◆ WRITTEN PROBLEM ◆
Set down every entry again word for word, please, but skip the pictures.

◆ PROVIDED DATA ◆
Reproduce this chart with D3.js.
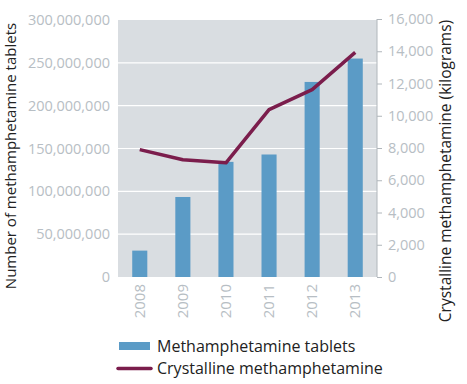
<!DOCTYPE html>
<html>
<head>
<meta charset="utf-8">
<script src="https://cdn.jsdelivr.net/npm/d3@7"></script>
<style>
  body { margin: 0; background: #fff; }
  svg text { font-family: "Open Sans", sans-serif; }
</style>
</head>
<body>
<svg id="chart" width="467" height="384"></svg>
<script>
// --- Data ---
const years = ["2008", "2009", "2010", "2011", "2012", "2013"];
const tablets = [30800000, 93400000, 134400000, 143000000, 227700000, 255000000];
const crystalKg = [7900, 7270, 7080, 10380, 11620, 13930];
const leftTicks = [0, 50000000, 100000000, 150000000, 200000000, 250000000, 300000000];
const rightTicks = [0, 2000, 4000, 6000, 8000, 10000, 12000, 14000, 16000];
const legendLabels = ["Methamphetamine tablets", "Crystalline methamphetamine"];

// --- Setup ---
const svg = d3.select("#chart");
const margin = { top: 20, right: 90, bottom: 107, left: 118 };
const width = 467 - margin.left - margin.right;
const height = 384 - margin.top - margin.bottom;

const barColor = "#5b9bc6";
const lineColor = "#7b1d4c";
const tickColor = "#b7bec4";

const g = svg.append("g").attr("transform", `translate(${margin.left},${margin.top})`);

const x = d3.scaleBand().domain(years).range([0, width]).paddingInner(0.65).paddingOuter(0.33);
const yL = d3.scaleLinear().domain([0, 300000000]).range([height, 0]);
const yR = d3.scaleLinear().domain([0, 16000]).range([height, -1]);

// plot background
g.append("rect")
    .attr("width", width).attr("height", height)
    .attr("fill", "#d9dde1");

// gridlines
g.selectAll(".grid").data(leftTicks.slice(1, -1)).enter().append("line")
    .attr("x1", 0).attr("x2", width)
    .attr("y1", d => yL(d)).attr("y2", d => yL(d))
    .attr("stroke", "#fff").attr("stroke-width", 1.2);

// bars
g.selectAll(".bar").data(years).enter().append("rect")
    .attr("x", d => x(d))
    .attr("width", x.bandwidth())
    .attr("y", (d, i) => yL(tablets[i]))
    .attr("height", (d, i) => height - yL(tablets[i]))
    .attr("fill", barColor);

// line
const line = d3.line()
    .x((d, i) => x(years[i]) + x.bandwidth() / 2)
    .y(d => yR(d));
g.append("path").datum(crystalKg)
    .attr("d", line)
    .attr("fill", "none")
    .attr("stroke", lineColor)
    .attr("stroke-width", 3.5)
    .attr("stroke-linejoin", "round");

// left axis
const leftAxis = g.append("g")
    .call(d3.axisLeft(yL).tickValues(leftTicks).tickSize(0).tickPadding(8).tickFormat(d3.format(",")));
leftAxis.select(".domain").remove();
leftAxis.selectAll("text").attr("fill", tickColor).style("font-size", "14.5px");

// right axis
const rightAxis = g.append("g")
    .attr("transform", `translate(${width},0)`)
    .call(d3.axisRight(yR).tickValues(rightTicks).tickSize(5).tickPadding(6).tickFormat(d3.format(",")));
rightAxis.select(".domain").attr("stroke", "#b0b6bb").attr("d", `M0,${height}V${yR(16000)}`);
rightAxis.selectAll(".tick line").attr("stroke", "#b0b6bb");
rightAxis.selectAll("text").attr("fill", tickColor).style("font-size", "14.5px");

// x labels (rotated)
g.selectAll(".year").data(years).enter().append("text")
    .attr("transform", d => `translate(${x(d) + x.bandwidth() / 2 + 5},${height + 7}) rotate(-90)`)
    .attr("text-anchor", "end")
    .attr("fill", tickColor)
    .style("font-size", "15px")
    .text(d => d);

// axis titles
svg.append("text")
    .attr("transform", "translate(16,156) rotate(-90)")
    .attr("text-anchor", "middle")
    .attr("fill", "#222")
    .style("font-size", "15px")
    .text("Number of methamphetamine tablets");

svg.append("text")
    .attr("transform", "translate(451,171) rotate(-90)")
    .attr("text-anchor", "middle")
    .attr("fill", "#222")
    .style("font-size", "15.5px")
    .text("Crystalline methamphetamine (kilograms)");

// legend
const legend = svg.append("g").attr("transform", "translate(118,340)");
legend.append("rect").attr("x", 1).attr("y", 2).attr("width", 31).attr("height", 8).attr("fill", barColor);
legend.append("text").attr("x", 39).attr("y", 12).attr("fill", "#222").style("font-size", "16px").text(legendLabels[0]);
legend.append("line").attr("x1", 0).attr("x2", 33).attr("y1", 28.5).attr("y2", 28.5)
    .attr("stroke", lineColor).attr("stroke-width", 3.5).attr("stroke-linecap", "round");
legend.append("text").attr("x", 39).attr("y", 34).attr("fill", "#222").style("font-size", "16px").text(legendLabels[1]);
</script>
</body>
</html>
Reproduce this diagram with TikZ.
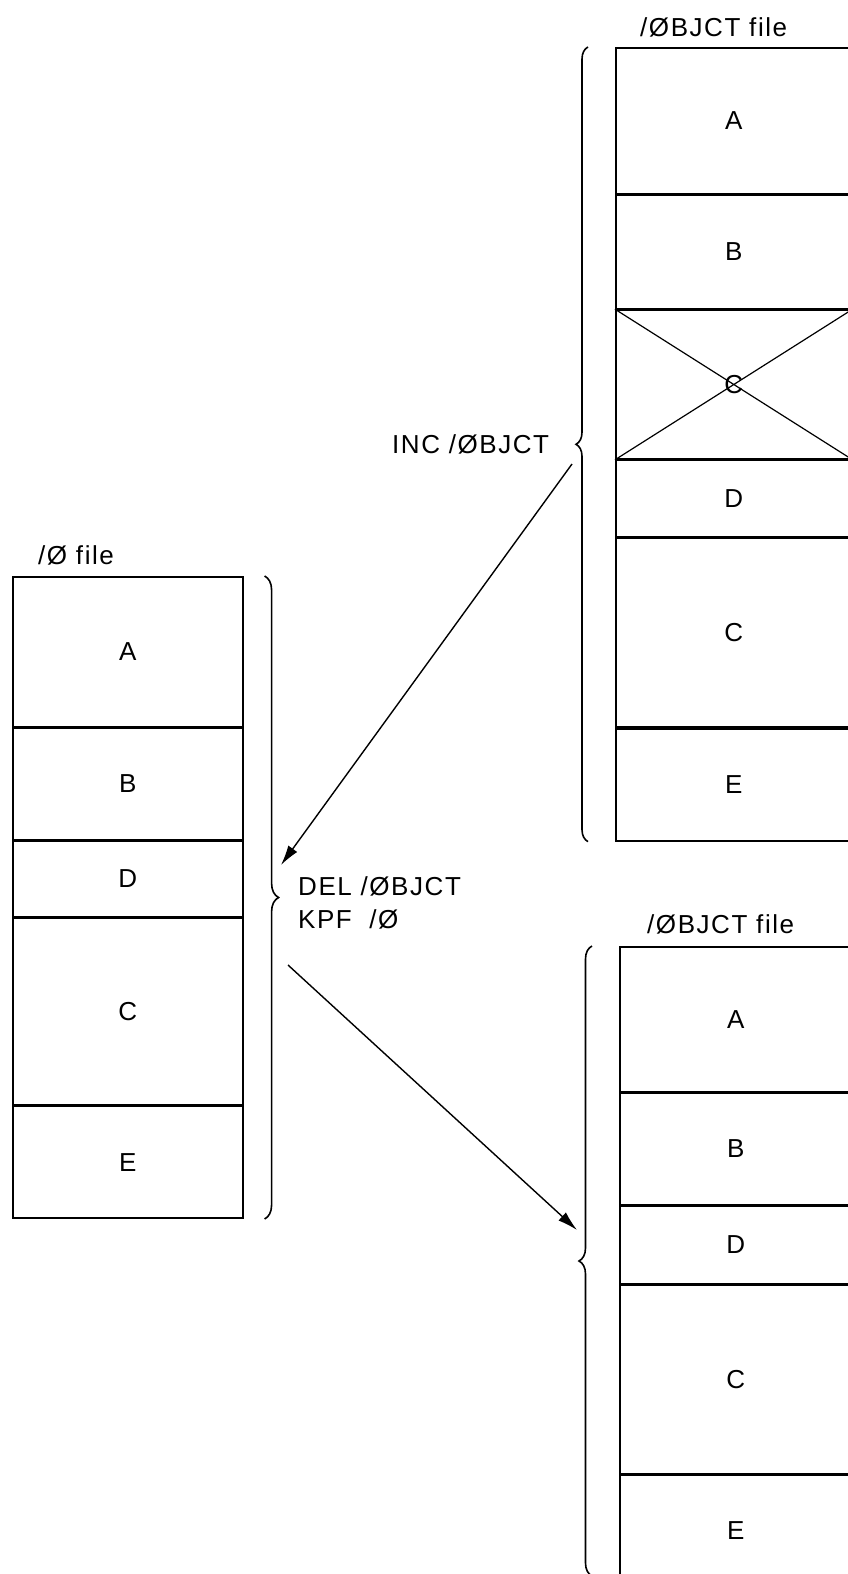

◆ REPLY ◆
Reproduce this chart with D3.js.
<!DOCTYPE html>
<html>
<head>
<meta charset="utf-8">
<script src="https://cdn.jsdelivr.net/npm/d3@7"></script>
<style>
  body { margin: 0; background: #fff; }
  svg text { font-family: "Open Sans", sans-serif; }
</style>
</head>
<body>
<svg id="chart" width="467" height="384"></svg>
<script>
// --- Data ---
const years = ["2008", "2009", "2010", "2011", "2012", "2013"];
const tablets = [30800000, 93400000, 134400000, 143000000, 227700000, 255000000];
const crystalKg = [7900, 7270, 7080, 10380, 11620, 13930];
const leftTicks = [0, 50000000, 100000000, 150000000, 200000000, 250000000, 300000000];
const rightTicks = [0, 2000, 4000, 6000, 8000, 10000, 12000, 14000, 16000];
const legendLabels = ["Methamphetamine tablets", "Crystalline methamphetamine"];

// --- Setup ---
const svg = d3.select("#chart");
const margin = { top: 20, right: 90, bottom: 107, left: 118 };
const width = 467 - margin.left - margin.right;
const height = 384 - margin.top - margin.bottom;

const barColor = "#5b9bc6";
const lineColor = "#7b1d4c";
const tickColor = "#b7bec4";

const g = svg.append("g").attr("transform", `translate(${margin.left},${margin.top})`);

const x = d3.scaleBand().domain(years).range([0, width]).paddingInner(0.65).paddingOuter(0.33);
const yL = d3.scaleLinear().domain([0, 300000000]).range([height, 0]);
const yR = d3.scaleLinear().domain([0, 16000]).range([height, -1]);

// plot background
g.append("rect")
    .attr("width", width).attr("height", height)
    .attr("fill", "#d9dde1");

// gridlines
g.selectAll(".grid").data(leftTicks.slice(1, -1)).enter().append("line")
    .attr("x1", 0).attr("x2", width)
    .attr("y1", d => yL(d)).attr("y2", d => yL(d))
    .attr("stroke", "#fff").attr("stroke-width", 1.2);

// bars
g.selectAll(".bar").data(years).enter().append("rect")
    .attr("x", d => x(d))
    .attr("width", x.bandwidth())
    .attr("y", (d, i) => yL(tablets[i]))
    .attr("height", (d, i) => height - yL(tablets[i]))
    .attr("fill", barColor);

// line
const line = d3.line()
    .x((d, i) => x(years[i]) + x.bandwidth() / 2)
    .y(d => yR(d));
g.append("path").datum(crystalKg)
    .attr("d", line)
    .attr("fill", "none")
    .attr("stroke", lineColor)
    .attr("stroke-width", 3.5)
    .attr("stroke-linejoin", "round");

// left axis
const leftAxis = g.append("g")
    .call(d3.axisLeft(yL).tickValues(leftTicks).tickSize(0).tickPadding(8).tickFormat(d3.format(",")));
leftAxis.select(".domain").remove();
leftAxis.selectAll("text").attr("fill", tickColor).style("font-size", "14.5px");

// right axis
const rightAxis = g.append("g")
    .attr("transform", `translate(${width},0)`)
    .call(d3.axisRight(yR).tickValues(rightTicks).tickSize(5).tickPadding(6).tickFormat(d3.format(",")));
rightAxis.select(".domain").attr("stroke", "#b0b6bb").attr("d", `M0,${height}V${yR(16000)}`);
rightAxis.selectAll(".tick line").attr("stroke", "#b0b6bb");
rightAxis.selectAll("text").attr("fill", tickColor).style("font-size", "14.5px");

// x labels (rotated)
g.selectAll(".year").data(years).enter().append("text")
    .attr("transform", d => `translate(${x(d) + x.bandwidth() / 2 + 5},${height + 7}) rotate(-90)`)
    .attr("text-anchor", "end")
    .attr("fill", tickColor)
    .style("font-size", "15px")
    .text(d => d);

// axis titles
svg.append("text")
    .attr("transform", "translate(16,156) rotate(-90)")
    .attr("text-anchor", "middle")
    .attr("fill", "#222")
    .style("font-size", "15px")
    .text("Number of methamphetamine tablets");

svg.append("text")
    .attr("transform", "translate(451,171) rotate(-90)")
    .attr("text-anchor", "middle")
    .attr("fill", "#222")
    .style("font-size", "15.5px")
    .text("Crystalline methamphetamine (kilograms)");

// legend
const legend = svg.append("g").attr("transform", "translate(118,340)");
legend.append("rect").attr("x", 1).attr("y", 2).attr("width", 31).attr("height", 8).attr("fill", barColor);
legend.append("text").attr("x", 39).attr("y", 12).attr("fill", "#222").style("font-size", "16px").text(legendLabels[0]);
legend.append("line").attr("x1", 0).attr("x2", 33).attr("y1", 28.5).attr("y2", 28.5)
    .attr("stroke", lineColor).attr("stroke-width", 3.5).attr("stroke-linecap", "round");
legend.append("text").attr("x", 39).attr("y", 34).attr("fill", "#222").style("font-size", "16px").text(legendLabels[1]);
</script>
</body>
</html>
Reproduce this diagram with TikZ.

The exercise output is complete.